Rachel Maniscalco, Evelyn Arancio, Diana Salomon, and Corinne Lynch said they have a fundamental right to their respected profession as public school teachers.

"While a temporary interruption of work is not actionable, the mandate here would have a permanent effect: it is open-ended, where if a teacher never gets vaccinated, he or she will never be able to return to work," the petition said.

A federal appeals court earlier this week dissolved a temporary injunction and allowed the mandate to stand. The city has given school employees until 5 p.m. Friday to comply before enforcement begins Monday.

The unvaccinated teachers said they should be given an option to regularly test rather than forced to get the shot and they accused the city of failing to explain why that alternative was not made available.

"As the number of unvaccinated is small compared to that of the vaccinated, there is no basis to mandate vaccines in lieu of weekly testing," the petition said.

"I do not believe that this is just about a vaccine, I do not believe this is just about our health, this is about medical freedom, this is about totalitarianism," Maniscalco said.

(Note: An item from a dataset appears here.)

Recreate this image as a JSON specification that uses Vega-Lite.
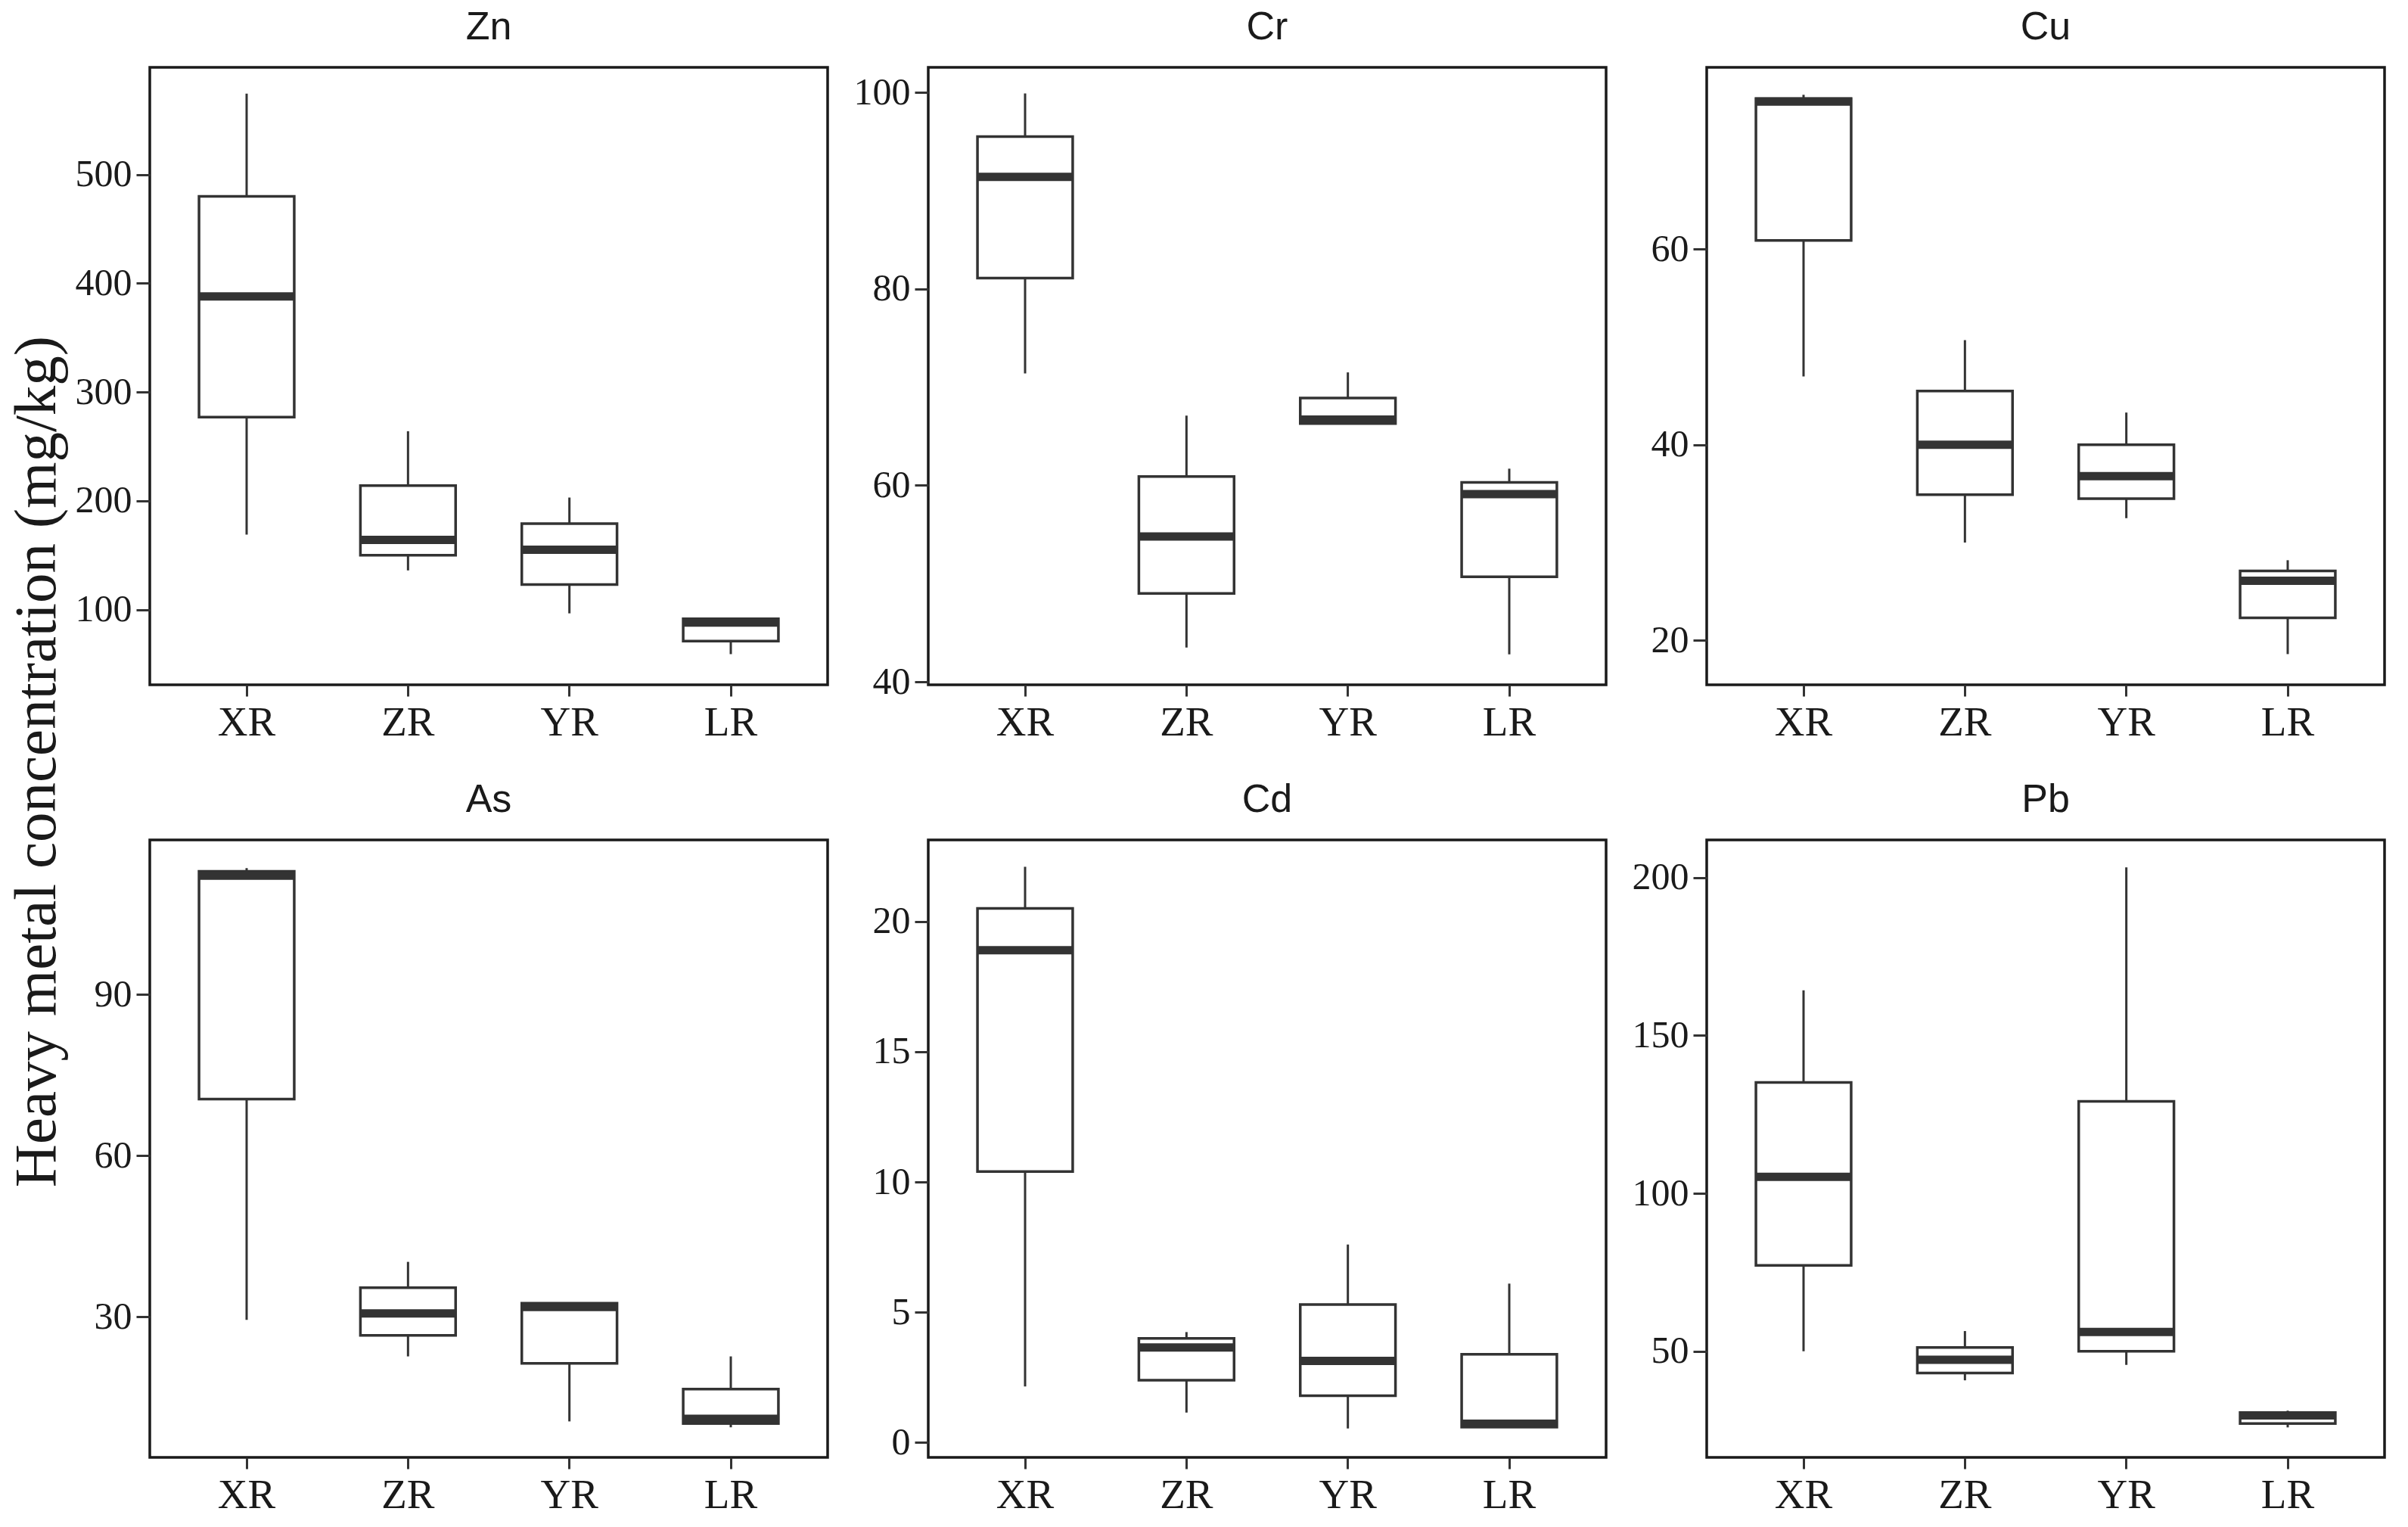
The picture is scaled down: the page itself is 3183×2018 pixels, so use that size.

However, Mayor Bill de Blasio, most public health experts and even most teachers say that's not the case.

As of earlier this week, 87% of Department of Education employees were on board -- including 91% of teachers and 97% of principals.

"There is a broad understanding, among teachers, among staff, it's time to get vaccinated," de Blasio said. "And if you haven't, there was an arbitration for God's sakes, everyone understands what happens if you are not vaccinated in time what the penalties are. I don't expect a lot of people want to experience those penalties."

The mayor has also resisted calls from parents and vaccinated teachers who worry firing the unvaccinated will lead to understaffed and overcrowded classrooms.

De Blasio insists there are enough subs to shoulder the weight.

Maniscalco declined a request for an interview on Thursday night - and her three fellow Supreme Court petitioners never got back to us.

If the court fails to take up their case - or rules against them - the city's mandate will take effect, meaning unvaccinated school employees will be out of work Friday at 5 p.m.